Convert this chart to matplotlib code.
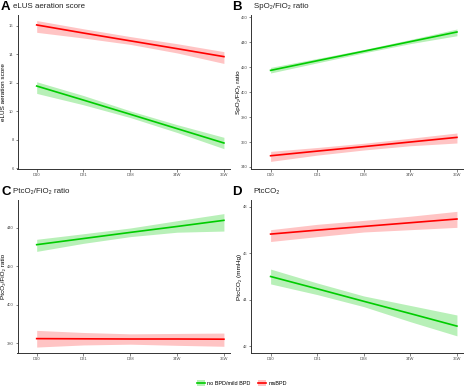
import numpy as np
import matplotlib
matplotlib.use("Agg")
import matplotlib.pyplot as plt
from matplotlib.patches import Patch
from matplotlib.lines import Line2D

plt.rcParams['font.family'] = ['Liberation Sans', 'DejaVu Sans']

timepoints = ["D10", "D21", "D28", "34W", "36W"]

# panel A: eLUS aeration score
a_mild = [11.77, 10.78, 9.78, 8.77, 7.76]
a_mild_lo = [11.25, 10.45, 9.55, 8.5, 7.36]
a_mild_hi = [12.07, 11.1, 10.02, 9.05, 8.16]
a_ms = [16.07, 15.5, 14.95, 14.4, 13.84]
a_ms_lo = [15.55, 15.15, 14.7, 14.1, 13.36]
a_ms_hi = [16.38, 15.8, 15.25, 14.75, 14.19]

# panel B: SpO2/FiO2 ratio
b_mild = [417.3, 425.0, 432.6, 440.3, 448.0]
b_mild_lo = [415.2, 423.3, 431.3, 438.7, 445.0]
b_mild_hi = [419.7, 426.8, 434.0, 442.0, 450.4]
b_ms = [349.0, 352.7, 356.3, 360.0, 363.7]
b_ms_lo = [344.5, 349.5, 353.6, 357.0, 359.2]
b_ms_hi = [352.5, 355.6, 359.0, 363.0, 367.2]

# panel C: PtcO2/FiO2 ratio
c_mild = [431.3, 434.5, 437.7, 440.8, 444.0]
c_mild_lo = [427.8, 432.0, 435.5, 437.8, 438.4]
c_mild_hi = [434.1, 437.0, 440.0, 443.8, 447.5]
c_ms = [382.3, 382.2, 382.1, 382.1, 382.0]
c_ms_lo = [377.9, 379.0, 379.4, 378.8, 378.3]
c_ms_hi = [386.6, 385.5, 384.8, 385.0, 385.2]

# panel D: PtcCO2
d_mild = [45.0, 44.47, 43.93, 43.4, 42.86]
d_mild_lo = [44.68, 44.22, 43.7, 43.05, 42.44]
d_mild_hi = [45.32, 44.72, 44.16, 43.75, 43.34]
d_ms = [46.83, 47.0, 47.16, 47.32, 47.48]
d_ms_lo = [46.51, 46.72, 46.92, 47.02, 47.12]
d_ms_hi = [47.02, 47.25, 47.42, 47.6, 47.81]

GREEN, RED = "#00CC00", "#FF0000"
GREEN_F, RED_F = "#B8F0B8", "#FFC4C4"
TICK_C = "#4D4D4D"

fig = plt.figure(figsize=(4.67, 3.88), dpi=100)
W, H = 467, 388


def box(l, t, r, b):
    return [l / W, 1 - b / H, (r - l) / W, (b - t) / H]


# (letter, title, ylabel, axes box, ylim, yticks, letter x, title x, header y, ylabel x, data)
panels = [
    ("A", "eLUS aeration score", "eLUS aeration score", box(17.5, 15, 230, 169), (5.93, 16.77), [6, 8, 10, 12, 14, 16],
     1, 13, 7, 3.5, (a_mild, a_mild_lo, a_mild_hi, a_ms, a_ms_lo, a_ms_hi)),
    ("B", "SpO₂/FiO₂ ratio", "SpO₂/FiO₂ ratio", box(251.5, 15, 463, 169), (338.4, 461.6), [340, 360, 380, 400, 420, 440, 460],
     232, 254, 7, 238.5, (b_mild, b_mild_lo, b_mild_hi, b_ms, b_ms_lo, b_ms_hi)),
    ("C", "PtcO₂/FiO₂ ratio", "PtcO₂/FiO₂ ratio", box(17.5, 200, 230, 353), (374.8, 454.6), [380, 400, 420, 440],
     1, 13, 192, 3.5, (c_mild, c_mild_lo, c_mild_hi, c_ms, c_ms_lo, c_ms_hi)),
    ("D", "PtcCO₂", "PtcCO₂ (mmHg)", box(251.5, 200, 463, 353), (41.7, 48.3), [42, 44, 46, 48],
     232, 253, 192, 240, (d_mild, d_mild_lo, d_mild_hi, d_ms, d_ms_lo, d_ms_hi)),
]

x = np.arange(len(timepoints))
for letter, title, ylabel, pos, ylim, yticks, lx, tx, hy, ylx, (m, mlo, mhi, s, slo, shi) in panels:
    ax = fig.add_axes(pos)
    ax.fill_between(x, mlo, mhi, color=GREEN_F, lw=0)
    ax.fill_between(x, slo, shi, color=RED_F, lw=0)
    ax.plot(x, m, color=GREEN, lw=1.2)
    ax.plot(x, s, color=RED, lw=1.2)
    ax.set_xlim(-0.41, 4.13)
    ax.set_ylim(*ylim)
    ax.set_xticks(x)
    ax.set_xticklabels(timepoints)
    ax.set_yticks(yticks)
    for sp in ("top", "right"):
        ax.spines[sp].set_visible(False)
    for sp in ("left", "bottom"):
        ax.spines[sp].set_color("#333333")
        ax.spines[sp].set_linewidth(0.7)
    ax.tick_params(labelsize=3.0, colors=TICK_C, length=1.8, width=0.5, pad=1.0)
    ax.set_ylabel(ylabel, fontsize=4.6, va="center")
    l, b, w, h = pos
    ax.yaxis.set_label_coords((ylx - l * W) / (w * W), 0.5)
    fig.text(lx / W, 1 - hy / H, letter, fontsize=9.5, fontweight="bold", va="center", ha="left")
    fig.text(tx / W, 1 - hy / H, title, fontsize=5.7, va="center", ha="left", color="#222222")

handles = [
    (Patch(facecolor=GREEN_F, edgecolor="none"), Line2D([], [], color=GREEN, lw=1.2)),
    (Patch(facecolor=RED_F, edgecolor="none"), Line2D([], [], color=RED, lw=1.2)),
]
fig.legend(handles, ["no BPD/mild BPD", "msBPD"], loc="center", bbox_to_anchor=(242 / W, 1 - 383 / H),
           ncol=2, frameon=False, fontsize=4.0, handlelength=1.4, handleheight=1.2, columnspacing=1.3,
           handletextpad=0.5)

fig.savefig("out.png", dpi=100)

+++

__Short exercise__
Determine how many lines of the listing above include the word "matplotlib", and report that number only.

__Final answer__
6